Но есть еще один аспект сковывания статуй, которого нам только предстоит коснуться. Сам Платон упоминает об этом явлении в «Меноне», но он делает это со ссылкой на Дедала. Его статуи подобны мнениям, говорит Сократ: «они, пока не связаны, бегут и убегают, а связанные, стоят неподвижно».72[44] Пьеса Аристофана «Дедал» посвящена статуям Дедала, которые привязаны из-за их стремления убежать. На самом деле существует много других упоминаний о связывании дедаловских статуй, и нетрудно понять почему. Дедал, как мы видели, был первым, кто создал статуи, похожие на живых существ; он был первым, кто показал открытые глаза, ноги, раздвинутые, как при ходьбе, и руки, отведенные от тела, как будто двигающиеся.
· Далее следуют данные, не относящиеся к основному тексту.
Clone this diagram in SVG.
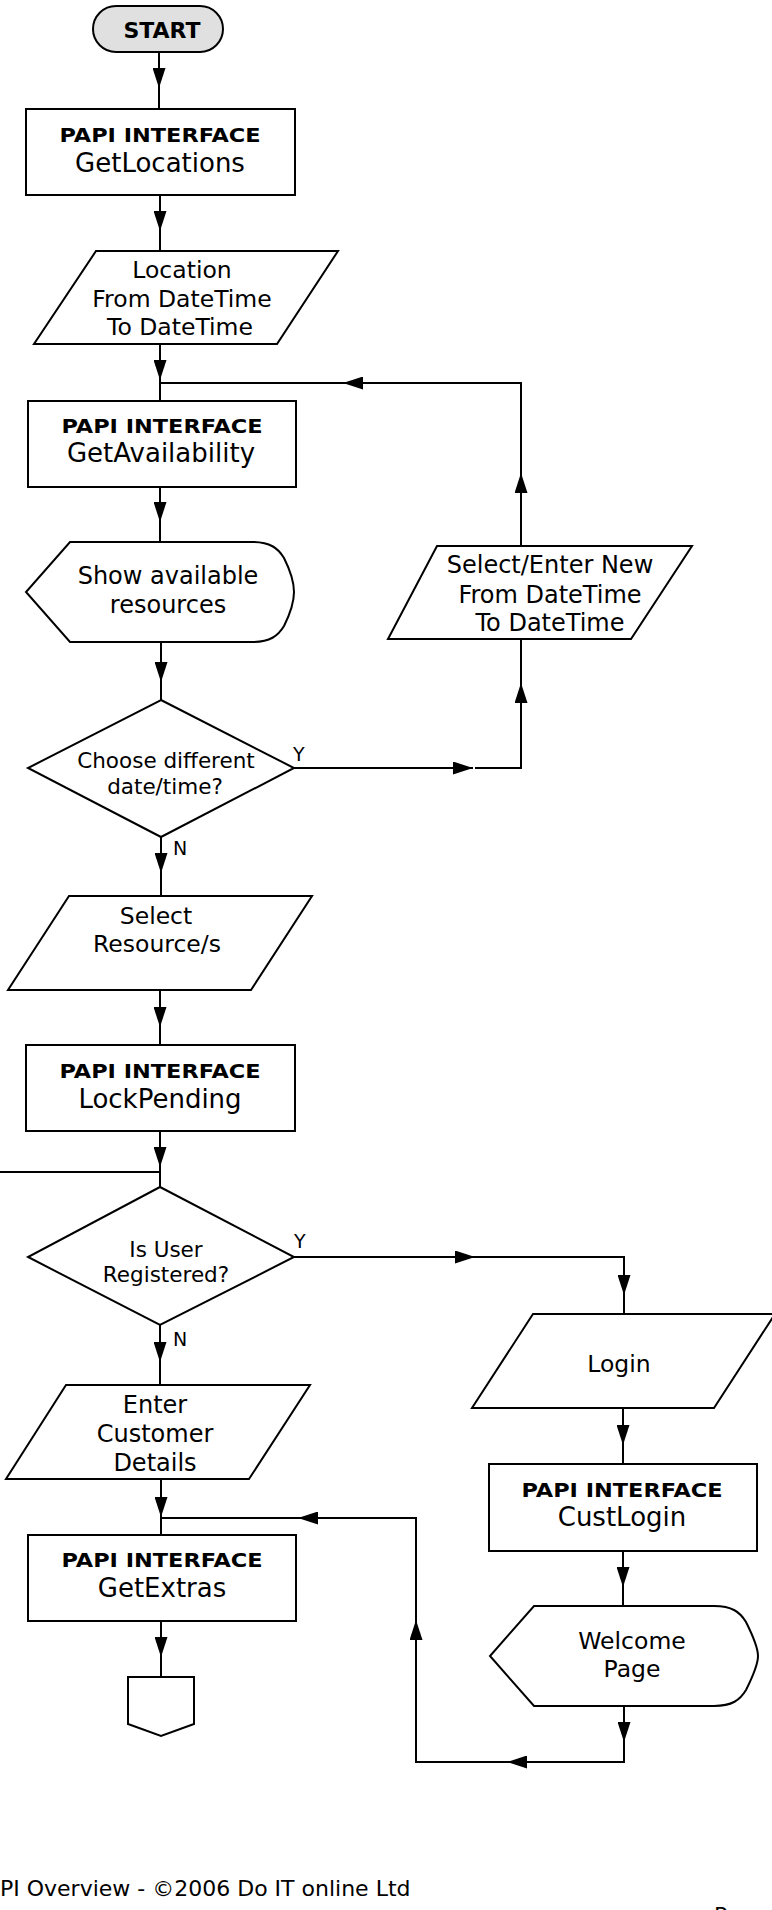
<svg xmlns="http://www.w3.org/2000/svg" width="772" height="1910" viewBox="0 0 772 1910">
<style>
.s{fill:#fff;stroke:#000;stroke-width:2}
.c{fill:none;stroke:#000;stroke-width:2}
.t{font-family:"DejaVu Sans",Verdana,sans-serif;fill:#000;text-anchor:middle}
.m{font-size:23.5px}
.m2{font-size:24px}
.n{font-size:26px}
.b{font-size:20px;font-weight:bold}
.d{font-size:21.5px}
.l{font-family:"DejaVu Sans",Verdana,sans-serif;font-size:19px;fill:#000}
.f{font-family:"DejaVu Sans",Verdana,sans-serif;font-size:22px;fill:#000}
</style>
<defs>
<marker id="ah" viewBox="0 0 20 13" refX="20" refY="6.5" markerWidth="20" markerHeight="13" markerUnits="userSpaceOnUse" orient="auto">
<path d="M0,0 L20,6.5 L0,13 Z" fill="#000"/>
</marker>
</defs>
<rect width="772" height="1910" fill="#fff"/>

<g id="connectors">
<path class="c" d="M159,52 V88" marker-end="url(#ah)"/><path class="c" d="M159,88 V109"/>
<path class="c" d="M160,195 V231" marker-end="url(#ah)"/><path class="c" d="M160,231 V251"/>
<path class="c" d="M160,344 V380" marker-end="url(#ah)"/><path class="c" d="M160,380 V401"/>
<path class="c" d="M160,487 V522" marker-end="url(#ah)"/><path class="c" d="M160,522 V542"/>
<path class="c" d="M161,642 V682" marker-end="url(#ah)"/><path class="c" d="M161,682 V700"/>
<path class="c" d="M294,768 H473" marker-end="url(#ah)"/><path class="c" d="M475,768 H521 V683"/>
<path class="c" d="M521,768 V683" marker-end="url(#ah)"/><path class="c" d="M521,683 V639"/>
<path class="c" d="M521,546 V473" marker-end="url(#ah)"/><path class="c" d="M521,473 V383 H343"/>
<path class="c" d="M521,383 H343" marker-end="url(#ah)"/><path class="c" d="M343,383 H160"/>
<path class="c" d="M161,837 V873" marker-end="url(#ah)"/><path class="c" d="M161,873 V896"/>
<path class="c" d="M160,990 V1027" marker-end="url(#ah)"/><path class="c" d="M160,1027 V1045"/>
<path class="c" d="M160,1131 V1167" marker-end="url(#ah)"/><path class="c" d="M160,1167 V1187"/>
<path class="c" d="M0,1172 H160"/>
<path class="c" d="M294,1257 H475" marker-end="url(#ah)"/><path class="c" d="M475,1257 H624 V1295"/>
<path class="c" d="M624,1257 V1295" marker-end="url(#ah)"/><path class="c" d="M624,1295 V1314"/>
<path class="c" d="M160,1325 V1362" marker-end="url(#ah)"/><path class="c" d="M160,1362 V1385"/>
<path class="c" d="M623,1408 V1445" marker-end="url(#ah)"/><path class="c" d="M623,1445 V1464"/>
<path class="c" d="M161,1479 V1517" marker-end="url(#ah)"/><path class="c" d="M161,1517 V1535"/>
<path class="c" d="M623,1551 V1587" marker-end="url(#ah)"/><path class="c" d="M623,1587 V1606"/>
<path class="c" d="M161,1621 V1657" marker-end="url(#ah)"/><path class="c" d="M161,1657 V1677"/>
<path class="c" d="M624,1706 V1742" marker-end="url(#ah)"/><path class="c" d="M624,1742 V1762 H507"/>
<path class="c" d="M624,1762 H507" marker-end="url(#ah)"/><path class="c" d="M507,1762 H416 V1620"/>
<path class="c" d="M416,1762 V1620" marker-end="url(#ah)"/><path class="c" d="M416,1620 V1518 H298"/>
<path class="c" d="M416,1518 H298" marker-end="url(#ah)"/><path class="c" d="M298,1518 H161"/>
<text class="l" x="293" y="761">Y</text>
<text class="l" x="173" y="855">N</text>
<text class="l" x="294" y="1248">Y</text>
<text class="l" x="173" y="1346">N</text>
</g>

<g id="start">
<rect x="93" y="6" width="130" height="46" rx="23" ry="23" fill="#e0e0e0" stroke="#000" stroke-width="2"/>
<text class="t" x="162" y="38" style="font-size:22px;font-weight:bold">START</text>
</g>

<g id="getlocations">
<rect class="s" x="26" y="109" width="269" height="86"/>
<text class="t b" x="160" y="142" textLength="201" lengthAdjust="spacingAndGlyphs">PAPI INTERFACE</text>
<text class="t n" x="160" y="172">GetLocations</text>
</g>

<g id="location">
<polygon class="s" points="96,251 338,251 277,344 34,344"/>
<text class="t m" x="182" y="278">Location</text>
<text class="t m" x="182" y="307">From DateTime</text>
<text class="t m" x="180" y="335">To DateTime</text>
</g>

<g id="getavailability">
<rect class="s" x="28" y="401" width="268" height="86"/>
<text class="t b" x="162" y="433" textLength="201" lengthAdjust="spacingAndGlyphs">PAPI INTERFACE</text>
<text class="t n" x="161" y="462">GetAvailability</text>
</g>

<g id="showresources">
<path class="s" d="M70,542 H252 C270,542 278,548 284,558 C290,570 294,584 294,592 C294,600 290,614 284,626 C278,636 270,642 252,642 H70 L26,592 Z"/>
<text class="t m2" x="168" y="584">Show available</text>
<text class="t m2" x="168" y="613">resources</text>
</g>

<g id="choosedate">
<polygon class="s" points="161,700 294,768 161,837 28,768"/>
<text class="t d" x="166" y="768">Choose different</text>
<text class="t d" x="165" y="794">date/time?</text>
</g>

<g id="newdatetime">
<polygon class="s" points="437,546 692,546 631,639 388,639"/>
<text class="t m2" x="550" y="573">Select/Enter New</text>
<text class="t m2" x="550" y="603">From DateTime</text>
<text class="t m2" x="550" y="631">To DateTime</text>
</g>

<g id="selectresource">
<polygon class="s" points="69,896 312,896 251,990 8,990"/>
<text class="t m" x="156" y="924">Select</text>
<text class="t m" x="157" y="952">Resource/s</text>
</g>

<g id="lockpending">
<rect class="s" x="26" y="1045" width="269" height="86"/>
<text class="t b" x="160" y="1078" textLength="201" lengthAdjust="spacingAndGlyphs">PAPI INTERFACE</text>
<text class="t n" x="160" y="1108">LockPending</text>
</g>

<g id="isregistered">
<polygon class="s" points="160,1187 294,1257 160,1325 28,1257"/>
<text class="t d" x="166" y="1257">Is User</text>
<text class="t d" x="166" y="1282">Registered?</text>
</g>

<g id="login">
<polygon class="s" points="533,1314 775,1314 714,1408 472,1408"/>
<text class="t m" x="619" y="1372">Login</text>
</g>

<g id="customerdetails">
<polygon class="s" points="66,1385 310,1385 249,1479 6,1479"/>
<text class="t m2" x="155" y="1413">Enter</text>
<text class="t m2" x="155" y="1442">Customer</text>
<text class="t m2" x="155" y="1471">Details</text>
</g>

<g id="custlogin">
<rect class="s" x="489" y="1464" width="268" height="87"/>
<text class="t b" x="622" y="1497" textLength="201" lengthAdjust="spacingAndGlyphs">PAPI INTERFACE</text>
<text class="t n" x="622" y="1526">CustLogin</text>
</g>

<g id="getextras">
<rect class="s" x="28" y="1535" width="268" height="86"/>
<text class="t b" x="162" y="1567" textLength="201" lengthAdjust="spacingAndGlyphs">PAPI INTERFACE</text>
<text class="t n" x="162" y="1597">GetExtras</text>
</g>

<g id="welcome">
<path class="s" d="M534,1606 H714 C732,1606 740,1612 746,1622 C752,1634 758,1648 758,1656 C758,1664 752,1678 746,1690 C740,1700 732,1706 714,1706 H534 L490,1656 Z"/>
<text class="t m" x="632" y="1649">Welcome</text>
<text class="t m" x="632" y="1677">Page</text>
</g>

<g id="offpage">
<polygon class="s" points="128,1677 194,1677 194,1724 161,1736 128,1724"/>
</g>

<g id="footer">
<text class="f" x="0" y="1896">PI Overview - ©2006 Do IT online Ltd</text>
<text class="f" x="714" y="1923">P</text>
</g>
</svg>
Здесь проблемы сходятся. Мы видели, какими видами одушевления и силы наделяются определенные камни и деревья. Если изображения явно напоминают камни или деревья, но они обработаны таким образом, чтобы предполагать конечности или черты лица, вполне может показаться, что они способны убегать. Постепенная антропоморфизация культового образа делает угрозу еще более реальной; она делает имманентность и неотвратимость мобильности еще более очевидными – даже тогда, когда воспоминание об изначальной жизненной силе дерева, baitulion, bretas или xoanon поблекло. Это факторы, которые поддерживают предложенную здесь онтологию изображений. С мифологическим и этиологическим Дедалом мы переходим от бесформенного или обладающего зачатками формы объекта к искусству. Именно искусство зримо приближает объект к жизни, но в то же время его произведения одушевлены сверхъестественными качествами, которые прежде уже приписывались необработанному объекту. Дедалическая традиция дает самое ясное свидетельство того, что по крайней мере когда-то существовало полное осознание этой онтологии – можно сказать, до вмешательства предрассудков в пользу эстетической дифференциации.73 Мы утратили эту традицию, но мы должны по-прежнему осознавать, что установки, которые выкристаллизовываются из этих предрассудков, вольно или невольно являются философскими конструктами. Они не представляют собой ни фундаментальных ответов, ни когнитивных реалий. Таким образом, появление того, что мы называем искусством, не может служить оправданием той дифференциации, которая основана на понятии беспристрастного эстетического суждения. Последний и величайший из упомянутых здесь предрассудков – аниконизм, поскольку он предполагает, что, хотя мы способны к эстетической дифференциации (в изложенных здесь терминах), «первобытные» общества не были к ней способны. Искусство не дает ни возможности отложить одушевленное в сторону, ни права забывать о последствиях придания объектам сходства с фигурами, которые живут среди нас.

VII

Чтобы прийти к точке зрения, которая могла бы охватывать как искусство, так и историю, Ханс-Георг Гадамер выступил против традиционной эстетики и подчеркнул важность изучения «способа существования картины». Для него, как и для нас, картина является онтологическим событием; следовательно, она не может быть правильно понята как объект эстетического сознания. Хотя в «Истине и методе» он подкреплял онтологию картины с помощью светских примеров, он подчеркнул,

что в полном объеме собственная сила бытия изображения проявляется в изображениях религиозных. Ибо лишь относительно Богоявления действительно справедливо то, что оно обретает наглядность только в слове и изображении. Следовательно, религиозное изображение имеет значение образца. На его материале неоспоримо ясно становится то, что изображение – это не отображение того бытия, которое отображается; изображение соотносится с отображаемым в бытийном плане.47[45]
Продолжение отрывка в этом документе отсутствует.